Прежде всего, тут же, в гардеробе, киоск с газетами и книгами. Сборник стихов Вознесенского — в Москве с огнем не найдешь, купишь только из-под полы. Тут — лежит свободно. «Неделя» опять же стопкой, «За рубежом», а в киосках «Союзпечати» их расхватывают в какие-нибудь десять минут.

В приемной мне сказали, что секретарь еще не приехал, и посоветовали пока пойти в столовую. Столовая помещалась в просторном полуподвальном помещении, меню скромное, но все поразительно дешево. Никогда не встречал таких дешевых. Людей было много, все довольно жадно ели, но я обратил внимание, что здесь не только едят, но главным образом набирают с собой в авоськи, кошелки. Даме рядом со мной официантка принесла пять десятков сырых яиц, и та их старательно запаковала в сумку. Другие брали по несколько бутылок молока, кефира, сардельки килограммами, по две-три сырых курицы. Все это так судорожно-жадно.

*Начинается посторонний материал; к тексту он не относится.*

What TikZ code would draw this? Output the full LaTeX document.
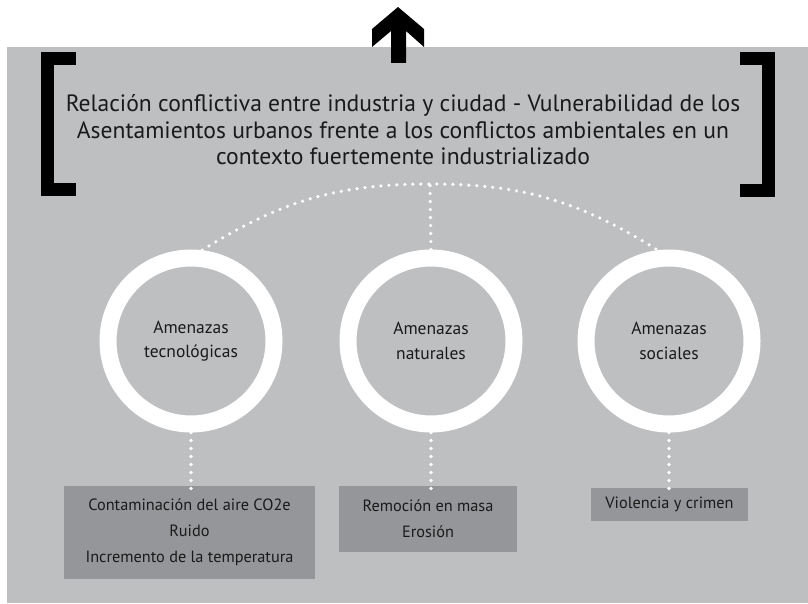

Я понял, почему не закрываются двери обкома, так популярного среди широких масс тульских коммунистов. Зачем-то про себя дал слово, что если буду жить в Туле, ноги моей в этом полуподвале обкома больше не будет. И надо сказать, сдержал слово в течение следующих девяти лет, но руки надорвал, возя из Москвы все — от риса и пшена до булок «городских» и ветчинно-рубленой колбасы. Мне-то хорошо, я не служил, что давало возможность таких поездок. Всякий раз, приезжая потом из Тулы в Москву, я чувствовал себя так, словно попадал в сказочный рай изобилия. Невероятно: в Москве яблоки продаются прямо в магазине, 1 рубль 40 копеек кило, яйца бывают по 90 копеек. В Туле яблоко можно было увидеть только на базаре, где грузины привозили — по 3–5 рублей кило. Яйца только у бабок, и то не всегда, бывало, поднимались до 3 рублей десяток. И я сколько раз видел, как обыкновенные тульские люди покупали одно яблоко, два яйца — не для себя, для больного. Сам вставал в пять часов утра и бежал с бидончиком к базару, чтобы уже на подходах перехватить бабку с молоком — для ребенка каждый день надо было.